Migrants land after Mattarella ends drama

Migrants disembarking from the Diciotto in Trapani

 ROME – Opposition politicians called on Italian Interior Minister Matteo Salvini to resign Friday after President Sergio Mattarella ordered Prime Minister Giuseppe Conte to overrule the League leader and allow 67 shipwreck survivors to disembark from an Italian coast guard vessel at the Sicilian port of Trapani.

 The migrants began leaving the Diciotto late Thursday night. First to leave, escorted by police, were two men, Ibrahim Bushara from Sudan, and Hamid Ibrahim from Ghana, suspected of leading a mutiny on an Italian oil industry tug that first picked up the group, the Vos Thalassa, off the Libyan coast. The mutineers had surrounded the tugboat’s captain when he threatened to take them back to Libya. They were subsequently transferred to the Diciotto but Salvini had said they would not be allowed to disembark in Italy.

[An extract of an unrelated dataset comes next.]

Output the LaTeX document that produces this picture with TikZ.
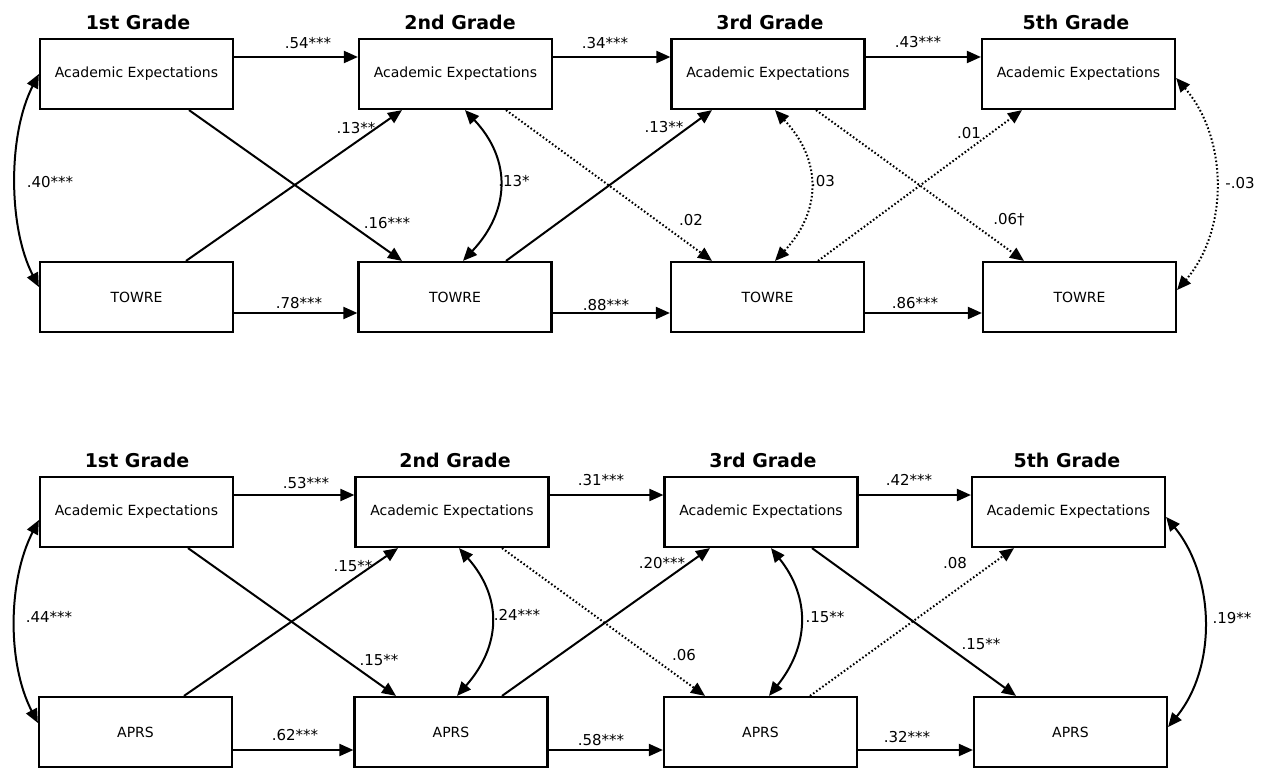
\documentclass[tikz,border=0pt]{standalone}
\usepackage{fontspec}
\setmainfont{DejaVu Sans}
\usetikzlibrary{arrows.meta}
\begin{document}
\begin{tikzpicture}[x=1pt,y=-1pt,
  box/.style={draw, line width=2.2pt, minimum width=193pt, minimum height=70pt, inner sep=0pt, font=\fontsize{14}{16}\selectfont},
  gradetitle/.style={font=\fontsize{19}{22}\selectfont\bfseries, inner sep=0pt},
  lab/.style={font=\fontsize{15}{17}\selectfont, inner sep=0pt},
  >={Triangle[length=14pt,width=12pt]},
  reg/.style={line width=2pt, ->},
  regdot/.style={line width=2pt, ->, dash pattern=on 1.6pt off 2.2pt},
  cov/.style={line width=2pt, <->},
  covdot/.style={line width=2pt, <->, dash pattern=on 1.6pt off 2.2pt}
]
\useasboundingbox (0,0) rectangle (1274,770);

% ---------------- top panel ----------------
\node[gradetitle] (g1) at (138,22) {1st Grade};
\node[gradetitle] (g2) at (460,22) {2nd Grade};
\node[gradetitle] (g3) at (770,22) {3rd Grade};
\node[gradetitle] (g5) at (1076,22) {5th Grade};

\node[box] (a1) at (136.5,74) {Academic Expectations};
\node[box] (a2) at (455.5,74) {Academic Expectations};
\node[box] (a3) at (768,74) {Academic Expectations};
\node[box] (a5) at (1078.5,74) {Academic Expectations};
\node[box] (t1) at (136.5,297) {TOWRE};
\node[box] (t2) at (455,297) {TOWRE};
\node[box] (t3) at (767.5,297) {TOWRE};
\node[box] (t5) at (1079.5,297) {TOWRE};

\draw[reg] ([yshift=17pt]a1.east) -- ([yshift=17pt]a2.west);
\draw[reg] ([yshift=17pt]a2.east) -- ([yshift=17pt]a3.west);
\draw[reg] ([yshift=17pt]a3.east) -- ([yshift=17pt]a5.west);
\draw[reg] ([yshift=-16pt]t1.east) -- ([yshift=-16pt]t2.west);
\draw[reg] ([yshift=-16pt]t2.east) -- ([yshift=-16pt]t3.west);
\draw[reg] ([yshift=-16pt]t3.east) -- ([yshift=-16pt]t5.west);

\draw[reg] ([xshift=52.5pt]a1.south) -- ([xshift=-53pt]t2.north);
\draw[reg] ([xshift=49.5pt]t1.north) -- ([xshift=-53.5pt]a2.south);
\draw[reg] ([xshift=51pt]t2.north) -- ([xshift=-56pt]a3.south);
\draw[regdot] ([xshift=50.5pt]a2.south) -- ([xshift=-55.5pt]t3.north);
\draw[regdot] ([xshift=48pt]a3.south) -- ([xshift=-55.5pt]t5.north);
\draw[regdot] ([xshift=50.5pt]t3.north) -- ([xshift=-56.5pt]a5.south);

\draw[cov] (a1.west) .. controls +(-31,60) and +(-31,-60) .. ([yshift=10pt]t1.west);
\draw[cov] ([xshift=9.5pt]a2.south) .. controls +(47,50) and +(47,-50) .. ([xshift=8pt]t2.north);
\draw[covdot] ([xshift=7pt]a3.south) .. controls +(47,50) and +(47,-50) .. ([xshift=7.5pt]t3.north);
\draw[covdot] ([yshift=-4pt]a5.east) .. controls +(52,60) and +(52,-60) .. ([yshift=7pt]t5.east);

\node[lab] (l1) at (308,43) {.54***};
\node[lab] (l2) at (605,43) {.34***};
\node[lab] (l3) at (918,42) {.43***};
\node[lab] (l4) at (299,303) {.78***};
\node[lab] (l5) at (606,305) {.88***};
\node[lab] (l6) at (915,303) {.86***};
\node[lab] (l7) at (50,182) {.40***};
\node[lab] (l8) at (356,128) {.13**};
\node[lab] (l9) at (387,223) {.16***};
\node[lab] (l10) at (514,181) {.13*};
\node[lab] (l11) at (664,127) {.13**};
\node[lab] (l12) at (691,220) {.02};
\node[lab] (l13) at (823,181) {.03};
\node[lab] (l14) at (1009,220) {.06†};
\node[lab] (l15) at (969,133) {.01};
\node[lab] (l16) at (1240,183) {-.03};

% ---------------- bottom panel ----------------
\node[gradetitle] (h1) at (137,460) {1st Grade};
\node[gradetitle] (h2) at (455,460) {2nd Grade};
\node[gradetitle] (h3) at (763,460) {3rd Grade};
\node[gradetitle] (h5) at (1067,460) {5th Grade};

\node[box] (b1) at (136.5,512) {Academic Expectations};
\node[box] (b2) at (452,512) {Academic Expectations};
\node[box] (b3) at (761,512) {Academic Expectations};
\node[box] (b5) at (1068.5,512) {Academic Expectations};
\node[box] (p1) at (135.5,732) {APRS};
\node[box] (p2) at (451,732) {APRS};
\node[box] (p3) at (760.5,732) {APRS};
\node[box] (p5) at (1070.5,732) {APRS};

\draw[reg] ([yshift=17pt]b1.east) -- ([yshift=17pt]b2.west);
\draw[reg] ([yshift=17pt]b2.east) -- ([yshift=17pt]b3.west);
\draw[reg] ([yshift=17pt]b3.east) -- ([yshift=17pt]b5.west);
\draw[reg] ([yshift=-18pt]p1.east) -- ([yshift=-18pt]p2.west);
\draw[reg] ([yshift=-18pt]p2.east) -- ([yshift=-18pt]p3.west);
\draw[reg] ([yshift=-18pt]p3.east) -- ([yshift=-18pt]p5.west);

\draw[reg] ([xshift=51.5pt]b1.south) -- ([xshift=-55pt]p2.north);
\draw[reg] ([xshift=48.5pt]p1.north) -- ([xshift=-54pt]b2.south);
\draw[reg] ([xshift=51pt]p2.north) -- ([xshift=-51pt]b3.south);
\draw[regdot] ([xshift=50pt]b2.south) -- ([xshift=-55.5pt]p3.north);
\draw[reg] ([xshift=51pt]b3.south) -- ([xshift=-54.5pt]p5.north);
\draw[regdot] ([xshift=49.5pt]p3.north) -- ([xshift=-54.5pt]b5.south);

\draw[cov] ([yshift=-8pt]b1.west) .. controls +(-31,60) and +(-31,-60) .. ([yshift=9pt]p1.west);
\draw[cov] ([xshift=7pt]b2.south) .. controls +(44,50) and +(44,-50) .. ([xshift=6pt]p2.north);
\draw[cov] ([xshift=10pt]b3.south) .. controls +(40,50) and +(40,-50) .. ([xshift=8.5pt]p3.north);
\draw[cov] ([yshift=-5pt]b5.east) .. controls +(49,60) and +(49,-60) .. ([yshift=5pt]p5.east);

\node[lab] (m1) at (306,483) {.53***};
\node[lab] (m2) at (601,480) {.31***};
\node[lab] (m3) at (909,480) {.42***};
\node[lab] (m4) at (295,735) {.62***};
\node[lab] (m5) at (601,740) {.58***};
\node[lab] (m6) at (907,737) {.32***};
\node[lab] (m7) at (49,617) {.44***};
\node[lab] (m8) at (353,566) {.15**};
\node[lab] (m9) at (379,660) {.15**};
\node[lab] (m10) at (517,615) {.24***};
\node[lab] (m11) at (662,563) {.20***};
\node[lab] (m12) at (684,655) {.06};
\node[lab] (m13) at (825,617) {.15**};
\node[lab] (m14) at (981,644) {.15**};
\node[lab] (m15) at (955,563) {.08};
\node[lab] (m16) at (1232,618) {.19**};
\end{tikzpicture}
\end{document}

 President Mattarella called Conte Thursday evening to persuade him to allow the group to leave the Diciotto in Trapani. Salvini expressed “stupor” but accepted the reprimand meekly Friday, evidently wanting to avoid a major clash with the head of state.

Among those leaving the Diciotto were three women, two unaccompanied minors, a 16-year-old Pakistani and a 17-year-old Egyptian. In all 23 of the group were from Pakistan, 12 from Sudan, 10 from Libya, seven were Palestinians, and there were four from both Morocco and Algeria, two from Egypt, and one from Chad, Nepal, Yemen, Ghana and Bangladesh.

 The Vos Thalassa was the first Italian rescue ship to be denied entry to a national port - move that added a new element to the heated debate around migration in Italy and in other European countries.